I can’t remember the last time a Democratic and a Republican legislative leader walked together through the doors of the Chicago Sun-Times, or any newspaper, to jointly ask for the paper’s support on a major issue.

Senate President John Cullerton and Republican Leader Christine Radogno paid such a visit to the Sun-Times Editorial Board Thursday afternoon.

It was refreshing.

OPINION

Cullerton and Radogno, as you might have read, have been working together to bring an end to Illinois’ two-year old budget impasse.

They’ve cobbled together a far-reaching package of legislative measures in an effort to reach a compromise.

RELATED: Senate leaders push budget plan, won’t cap income tax hike

There are 13 pieces of legislation in all, containing everything from an income tax increase to a temporary property tax freeze to a new school funding formula and massive gambling expansion that includes a Chicago casino.
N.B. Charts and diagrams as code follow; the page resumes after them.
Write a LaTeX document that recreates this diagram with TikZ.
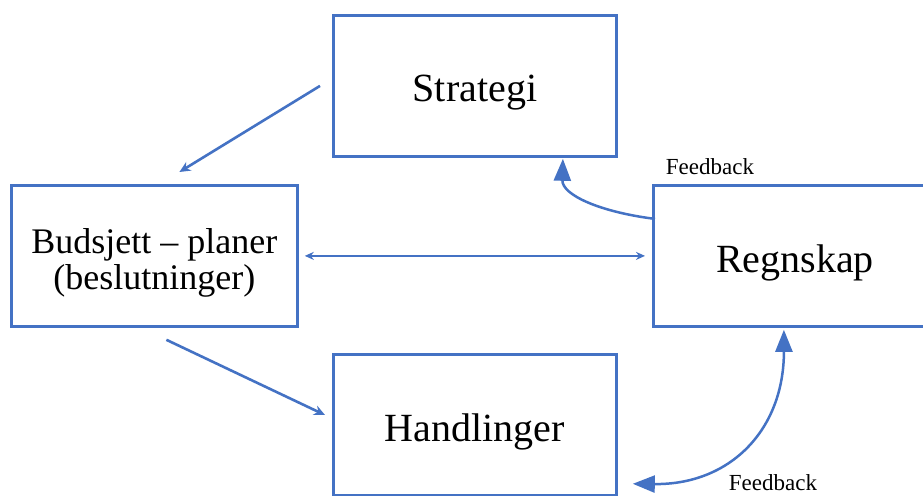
\documentclass[tikz,border=0pt]{standalone}
\usepackage{fontspec}
\setmainfont{Liberation Serif}
\usetikzlibrary{arrows.meta,calc}
\definecolor{bl}{HTML}{4472C4}
\begin{document}
\begin{tikzpicture}[x=1pt,y=-1pt,
  box/.style={draw=bl,line width=2.8pt,fill=none,minimum width=283pt,minimum height=141pt,inner sep=0pt,anchor=north west,align=center,text depth=0pt},
  big/.style={font=\fontsize{40}{46}\selectfont},
  mid/.style={font=\fontsize{36}{38}\selectfont},
  fb/.style={font=\fontsize{23}{26}\selectfont,inner sep=0pt},
  arr/.style={draw=bl,line width=2.6pt,-{Stealth[length=11pt,width=10pt]}},
  darr/.style={draw=bl,line width=2.4pt,{Stealth[length=9pt,width=8pt]}-{Stealth[length=9pt,width=8pt]}},
  curv/.style={draw=bl,line width=2.5pt,-{Triangle[length=22pt,width=17pt]}},
  dcurv/.style={draw=bl,line width=2.5pt,{Triangle[length=22pt,width=17pt]}-{Triangle[length=22pt,width=17pt]}}]
\clip (0,0) rectangle (923,495);
\fill[white] (0,0) rectangle (923,495);
\node[box,big] (strat) at (332,14) {\raisebox{-5pt}{Strategi}};
\node[box,mid,minimum width=286pt] (budg) at (10,184) {\raisebox{-6pt}{\shortstack{Budsjett – planer\\(beslutninger)}}};
\node[box,big] (regn) at (652,184) {\raisebox{-5pt}{Regnskap}};
\node[box,big] (hand) at (332,353) {\raisebox{-6pt}{Handlinger}};
\node[fb] (fb1) at (710,167) {Feedback};
\node[fb] (fb2) at (773,483) {Feedback};
% straight arrows
\coordinate (a1s) at ([xshift=-12pt]strat.west);
\coordinate (a1e) at ($(budg.north)+(25,-12)$);
\draw[arr] (a1s) -- (a1e);
\coordinate (a2s) at ($(budg.south)+(12,12)$);
\coordinate (a2e) at ($(hand.north west)+(-7,62)$);
\draw[arr] (a2s) -- (a2e);
\coordinate (a3s) at ([xshift=6pt]budg.east);
\coordinate (a3e) at ([xshift=-7pt]regn.west);
\draw[darr] (a3s) -- (a3e);
% feedback curves
\coordinate (c1s) at ($(regn.west)+(3,-37)$);
\coordinate (c1e) at ($(strat.south)+(88,1)$);
\draw[curv] (c1s) .. controls (600,212) and (562,195) .. (c1e);
\coordinate (c2s) at ($(regn.south)+(-11,2)$);
\coordinate (c2e) at ($(hand.south east)+(15,-13)$);
\draw[dcurv] (c2s) .. controls (784,430) and (730,485) .. (c2e);
\end{tikzpicture}
\end{document}
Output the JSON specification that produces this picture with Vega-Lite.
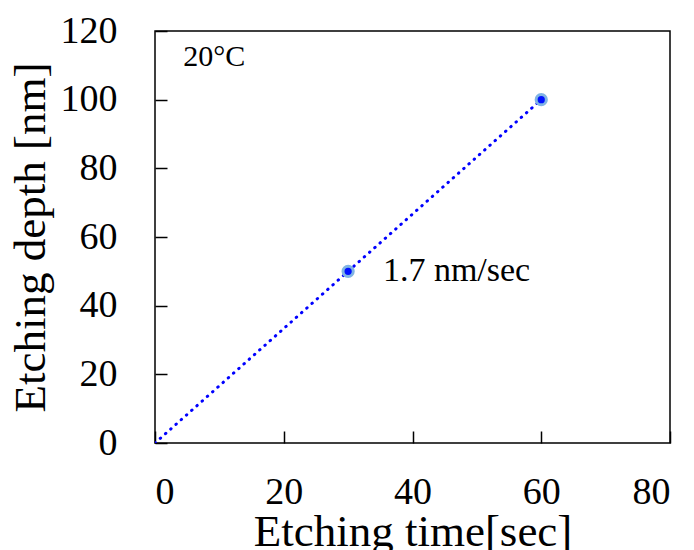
{
  "$schema": "https://vega.github.io/schema/vega-lite/v6.json",
  "width": 515,
  "height": 412,
  "autosize": {"type": "none"},
  "padding": {"left": 155, "top": 31, "right": 24, "bottom": 107},
  "background": "white",
  "config": {
    "view": {"stroke": "black", "strokeWidth": 1.5},
    "font": "Liberation Serif",
    "axis": {
      "grid": false,
      "domain": false,
      "tickColor": "black",
      "tickWidth": 1.5,
      "tickSize": -12,
      "labelFont": "Liberation Serif",
      "labelFontSize": 38,
      "labelColor": "black",
      "titleFont": "Liberation Serif",
      "titleFontSize": 45,
      "titleFontWeight": "normal",
      "titleColor": "black"
    }
  },
  "datasets": {
    "fit": [{"t": 0, "d": 0}, {"t": 60, "d": 100}],
    "pts": [{"t": 30, "d": 50}, {"t": 60, "d": 100}],
    "notes": [
      {"t": 4.4, "d": 112.4, "label": "20°C", "kind": "temp"},
      {"t": 35.4, "d": 50, "label": "1.7 nm/sec", "kind": "rate"}
    ]
  },
  "layer": [
    {
      "data": {"name": "fit"},
      "mark": {"type": "line", "color": "#0000ff", "strokeWidth": 3, "strokeDash": [0.5, 6.5], "strokeCap": "round", "clip": true},
      "encoding": {
        "x": {"field": "t", "type": "quantitative", "scale": {"domain": [0, 80]},
              "axis": {"values": [0, 20, 40, 60, 80], "title": "Etching time[sec]", "labelPadding": 42, "titlePadding": -2}},
        "y": {"field": "d", "type": "quantitative", "scale": {"domain": [0, 120]},
              "axis": {"values": [0, 20, 40, 60, 80, 100, 120], "title": "Etching depth [nm]", "labelPadding": 50, "titlePadding": 7}}
      }
    },
    {
      "data": {"name": "pts"},
      "mark": {"type": "point", "filled": true, "fill": "#0010ff", "stroke": "#80b4e4", "strokeWidth": 3, "size": 105, "opacity": 1},
      "encoding": {
        "x": {"field": "t", "type": "quantitative"},
        "y": {"field": "d", "type": "quantitative"}
      }
    },
    {
      "data": {"name": "notes"},
      "transform": [{"filter": "datum.kind == 'temp'"}],
      "mark": {"type": "text", "align": "left", "baseline": "middle", "fontSize": 30, "font": "Liberation Serif", "color": "black"},
      "encoding": {
        "x": {"field": "t", "type": "quantitative"},
        "y": {"field": "d", "type": "quantitative"},
        "text": {"field": "label"}
      }
    },
    {
      "data": {"name": "notes"},
      "transform": [{"filter": "datum.kind == 'rate'"}],
      "mark": {"type": "text", "align": "left", "baseline": "middle", "fontSize": 34, "font": "Liberation Serif", "color": "black"},
      "encoding": {
        "x": {"field": "t", "type": "quantitative"},
        "y": {"field": "d", "type": "quantitative"},
        "text": {"field": "label"}
      }
    }
  ]
}
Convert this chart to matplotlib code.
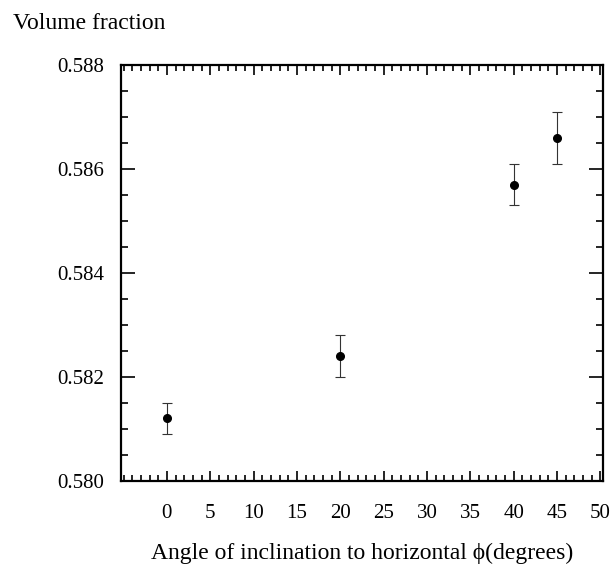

Any one of these bills would be a heavy lift in normal times, but the Senate leaders have tied them all together so that if one measure fails, the whole package fails.

It’s a rare, maybe unprecedented, tactic, with actual language in the individual bills tying the fate of each to the others. Neither Cullerton nor Radogno could recall trying this approach on so large a scale.

The idea is that everybody gives something, and everybody gets something, a true compromise. But it’s also a lot of moving parts, making it that much easier for somebody to gum up the works, which is why they are seeking support.

Some people are already saying the individual pieces of legislation don’t go far enough to fix the problems in Illinois government. Others say they go too far.

Cullerton and Radogno aren’t in love with everything they are putting forward either, but in their presentation to the Sun-Times, they swallowed their differences to present a united front and side-stepped opportunities for laying blame.

That was refreshing, too.

The compromise only involves the Senate, and even that is tenuous, as individual senators come under pressure to vote against portions of the deal.

The Senate leaders say they have consulted neither Gov. Bruce Rauner nor House Speaker Michael Madigan in shaping their agreement.

“The goal here is to show that we’re not working with the governor or against the governor. We’re not working with the House or against the House,” is how Cullerton explained it Thursday.

That might prove the undoing of the Senate plan, or it might outmaneuver the more powerful duo who have been front and center in the political standoff since Rauner’s election in 2014.

Democrats are coming under fire for proposals that would cut the costs of public pensions and make the workers compensation system less costly to employers.

Republicans will have trouble supporting the income tax increase in particular. The proposal would take the individual income tax rate back up to 4.95 percent, just short of the temporary 5 percent rate that the Legislature allowed to lapse after Rauner made it a political hot potato and Democrats chickened out.

Cullerton and Radogno, who promised to cast their own vote for each of the 13 bills, say they plan to pass the legislation through the Senate next week, and then hope the House will be forced to engage in compromise of its own.

It’s very difficult to force Madigan’s hand, but in the interest of self-preservation for his members — and retaining the House leadership he covets above all else — it’s possible the Senate moves will motivate him to find common ground as well.

The possibility that voters will blame them all — and hold them accountable in 2018 — is part of what moved both Democrat and Republican senators to insist that their leaders look harder for bipartisan solutions.

Blessed are the peacemakers, even in Illinois politics.